Distributed workforce opportunities with geographically separated people working together through online portals are enhancing maker businesses. A plethora of retail platforms and more convenient shipping logistics make sales and delivery options easier, and more communities are creating maker spaces to make the product development process faster and easier.

Different categories of business growth as consumer behavior shifts include:

Health, fitness & outdoor recreation- Sales for bikes, bike components and accessories, leisure bike apparel, and water sports accessories have all increased significantly. Although not as significant as during the COVID spike, sales in cycling and outdoor recreation equipment is outpacing 2019. With a significant biking presence, Emporia may want to focus more on generating destination sales traffic for cycling enthusiasts from outside the traditional market trade area.

Scotts-Miracle Gro indicated that 36% more Americans are growing vegetables, herbs, and tomatoes this year. Opportunities exist for gardening tools, heritage seeds, and gardening kits. Introductory gardening sets, coupled with expert advice, may allow businesses in this industry to continue growth.

The musical instrument market is poised to grow by $1.17 billion during 2020-2024 according to Technavio. Hand-crafted instruments, upcycled instruments, instruments constructed with unique materials, and heritage instruments (instruments that tell a story about the person that made them, location, history, or heritage) are a potential source of growth.

Natural, organic, and sustainable items are more in demand. Sixty-one percent of consumers are making more environmentally friendly, sustainable, or ethical purchases. Organic personal care products, fair trade produced, sustainably sourced, or value added agricultural products will see increased demand.

Working from home is changing product demand in targeted areas. Home office furniture/fixtures/technology, “Zoom” apparel, upcycled furnishings, and kitchen gadget sales continue to grow as people blend work and home. Adjusting marketing to appeal to the “work from home” niche may appeal to a growing consumer base.

Businesses in the restaurant industry are hybridizing concepts to diversify inflows and support entrepreneurship.  There is a saying on Kansas farms: “the combine isn’t making you any money while it’s sitting in the shed”. Small business restaurants all around the nation are working with entrepreneurs during off hours/days to incubate entrepreneurial food-based businesses with their commercial kitchens.  Making money on otherwise idle equipment while supporting entrepreneurial development seems like a win-win!

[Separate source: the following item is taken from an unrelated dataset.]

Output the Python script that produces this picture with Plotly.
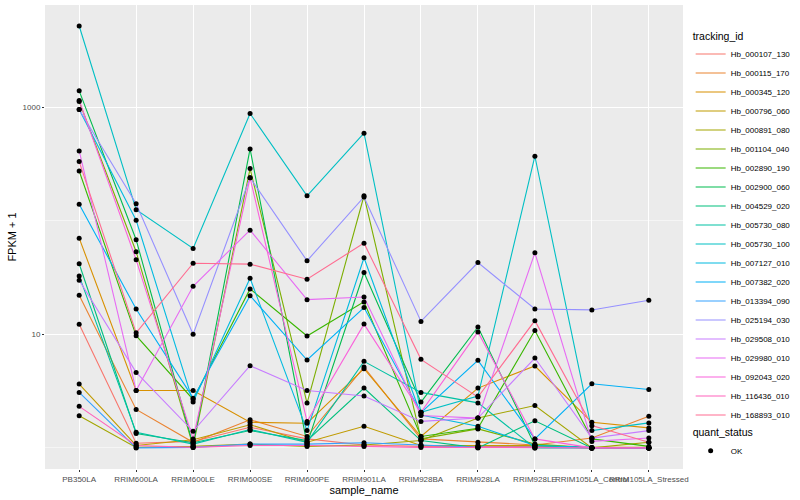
import plotly.graph_objects as go

samples = ["PB350LA", "RRIM600LA", "RRIM600LE", "RRIM600SE", "RRIM600PE", "RRIM901LA",
           "RRIM928BA", "RRIM928LA", "RRIM928LE", "RRIM105LA_Control", "RRIM105LA_Stressed"]

# FPKM + 1 values, one list per gene (order = samples)
Hb_000107_130 = [12.25, 1.10, 1.14, 1.52, 1.20, 1.06, 1.03, 1.03, 1.03, 1.00, 1.00]
Hb_000115_170 = [22.1, 2.18, 1.12, 1.77, 1.26, 5.15, 1.20, 1.12, 1.06, 1.22, 1.90]
Hb_000345_120 = [70.3, 3.20, 3.20, 1.68, 1.65, 4.98, 1.26, 3.36, 5.26, 1.68, 1.50]
Hb_000796_060 = [3.65, 1.05, 1.18, 1.60, 1.12, 1.55, 1.05, 1.05, 1.05, 1.01, 1.01]
Hb_000891_080 = [1.92, 1.01, 1.03, 1.08, 1.03, 1.06, 1.16, 1.83, 2.36, 1.00, 1.12]
Hb_001104_040 = [1122, 53.3, 1.03, 288, 2.48, 166, 1.20, 1.47, 1.08, 1.00, 1.00]
Hb_002890_190 = [274, 9.73, 2.67, 25.1, 9.67, 19.3, 1.26, 1.49, 10.8, 1.20, 1.03]
Hb_002900_060 = [1393, 68.0, 1.06, 429, 1.08, 35.0, 2.53, 11.6, 1.05, 1.00, 1.00]
Hb_004529_020 = [41.8, 1.34, 1.11, 1.42, 1.16, 3.36, 1.16, 1.00, 1.73, 1.00, 1.00]
Hb_005730_080 = [32.7, 1.37, 1.08, 1.45, 1.12, 5.78, 3.08, 2.49, 1.00, 1.00, 1.00]
Hb_005730_100 = [5190, 125, 57.0, 879, 166, 590, 2.06, 2.86, 370, 1.42, 1.66]
Hb_007127_010 = [954, 101, 2.53, 31.2, 1.42, 47.2, 1.95, 1.55, 1.05, 1.01, 1.00]
Hb_007382_020 = [140, 16.7, 2.74, 21.9, 5.94, 17.2, 2.04, 5.90, 1.20, 3.67, 3.27]
Hb_013394_090 = [3.08, 1.00, 1.01, 1.08, 1.08, 1.11, 1.06, 1.01, 1.01, 1.00, 1.00]
Hb_025194_030 = [954, 141, 10.0, 239, 44.4, 162, 13.0, 42.9, 16.7, 16.4, 19.95]
Hb_029508_010 = [29.9, 4.62, 1.40, 5.29, 3.20, 2.86, 1.71, 1.83, 6.18, 1.22, 1.42]
Hb_029980_010 = [412, 3.20, 26.5, 82.7, 20.2, 21.3, 1.93, 1.83, 52.2, 1.14, 1.22]
Hb_092043_020 = [1145, 45.3, 1.20, 239, 1.71, 12.3, 2.06, 10.5, 1.20, 1.00, 1.00]
Hb_116436_010 = [2.32, 1.05, 1.01, 1.05, 1.05, 1.03, 1.01, 1.01, 1.00, 1.00, 1.00]
Hb_168893_010 = [332, 10.3, 42.3, 41.5, 30.6, 63.5, 6.02, 2.80, 13.2, 1.57, 1.12]

tracking_ids = ["Hb_000107_130", "Hb_000115_170", "Hb_000345_120", "Hb_000796_060",
                "Hb_000891_080", "Hb_001104_040", "Hb_002890_190", "Hb_002900_060",
                "Hb_004529_020", "Hb_005730_080", "Hb_005730_100", "Hb_007127_010",
                "Hb_007382_020", "Hb_013394_090", "Hb_025194_030", "Hb_029508_010",
                "Hb_029980_010", "Hb_092043_020", "Hb_116436_010", "Hb_168893_010"]
series = [Hb_000107_130, Hb_000115_170, Hb_000345_120, Hb_000796_060, Hb_000891_080,
          Hb_001104_040, Hb_002890_190, Hb_002900_060, Hb_004529_020, Hb_005730_080,
          Hb_005730_100, Hb_007127_010, Hb_007382_020, Hb_013394_090, Hb_025194_030,
          Hb_029508_010, Hb_029980_010, Hb_092043_020, Hb_116436_010, Hb_168893_010]
colors = ["#F8766D", "#EA8331", "#D89000", "#C09B00", "#A3A500", "#7CAE00", "#39B600",
          "#00BB4E", "#00BF7D", "#00C1A3", "#00BFC4", "#00BAE0", "#00B0F6", "#35A2FF",
          "#9590FF", "#C77CFF", "#E76BF3", "#FA62DB", "#FF62BC", "#FF6C91"]
quant_status = ["OK"]

FONT = "Liberation Sans, Arial, sans-serif"
fig = go.Figure()
for name, vals, col in zip(tracking_ids, series, colors):
    fig.add_trace(go.Scatter(x=samples, y=vals, mode="lines", name=name,
                             line=dict(color=col, width=1.1), legend="legend"))

all_x = [s for vals in series for s in samples]
all_y = [v for vals in series for v in vals]
fig.add_trace(go.Scatter(x=all_x, y=all_y, mode="markers", name=quant_status[0],
                         marker=dict(color="black", size=5, symbol="circle"),
                         legend="legend2"))

fig.update_layout(
    width=800, height=500,
    margin=dict(l=45, r=117, t=5, b=31, autoexpand=False),
    paper_bgcolor="white", plot_bgcolor="#EBEBEB",
    font=dict(family=FONT, color="black"),
    showlegend=True,
    legend=dict(title=dict(text="tracking_id", font=dict(size=10.5)),
                font=dict(size=8), x=1.012, xanchor="left", y=0.955, yanchor="top",
                bgcolor="rgba(0,0,0,0)", tracegroupgap=0, itemwidth=30),
    legend2=dict(title=dict(text="quant_status", font=dict(size=10.5)),
                 font=dict(size=8), x=1.012, xanchor="left", y=0.10, yanchor="top",
                 bgcolor="rgba(0,0,0,0)", itemwidth=30),
)
fig.update_xaxes(type="category", categoryorder="array", categoryarray=samples,
                 range=[-0.6, 10.6], showgrid=True, gridcolor="white", gridwidth=1.1,
                 tickangle=0, ticks="outside", ticklen=2, tickcolor="#333333",
                 tickfont=dict(size=8, color="#4D4D4D"), zeroline=False,
                 title=dict(text="sample_name", font=dict(size=11), standoff=0))
fig.update_yaxes(type="log", range=[-0.186, 3.9], tickvals=[10, 1000], ticktext=["10", "1000"],
                 showgrid=True, gridcolor="white", gridwidth=1.1,
                 minor=dict(tickvals=[1, 100, 10000], showgrid=True, gridcolor="#F5F5F5",
                            gridwidth=0.6, ticklen=0),
                 ticks="outside", ticklen=2, tickcolor="#333333",
                 tickfont=dict(size=8, color="#4D4D4D"), zeroline=False,
                 title=dict(text="FPKM + 1", font=dict(size=11), standoff=3))

fig.write_html("out.html", config={"displayModeBar": False},
               post_script="document.body.style.margin='0';")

Change plus ingenuity equals opportunity. What changes is your business making to take advantage of new opportunities in this evolving regional market? If you are stuck in “innovation fatigue”, Emporia Main Street may have tools, resources, and planning support to help you grow.

About the Author

Casey Woods, Executive Director

Before accepting the director position in March of 2009, Casey worked in both retail and agricultural jobs in the family businesses. A lifelong resident of the Emporia Area, Casey was a ten year volunteer for Emporia Main Street prior to his appointment as director. During that time he served as the board president and chair of the Economic Vitality Committee.

Casey also serves as a partner in PlaceMakers, LLC, a consulting firm that routinely works with both large and small communities, and their businesses, to promote sustainable economic growth through community and economic development practices. Casey consults with businesses, organizations and communities to understand their market capacity and fill vacant spaces. He has been involved in two projects that included crowdfunding as a part of their overall business funding strategies, Radius Brewing and Twin Rivers Winery & Gourmet Shoppe.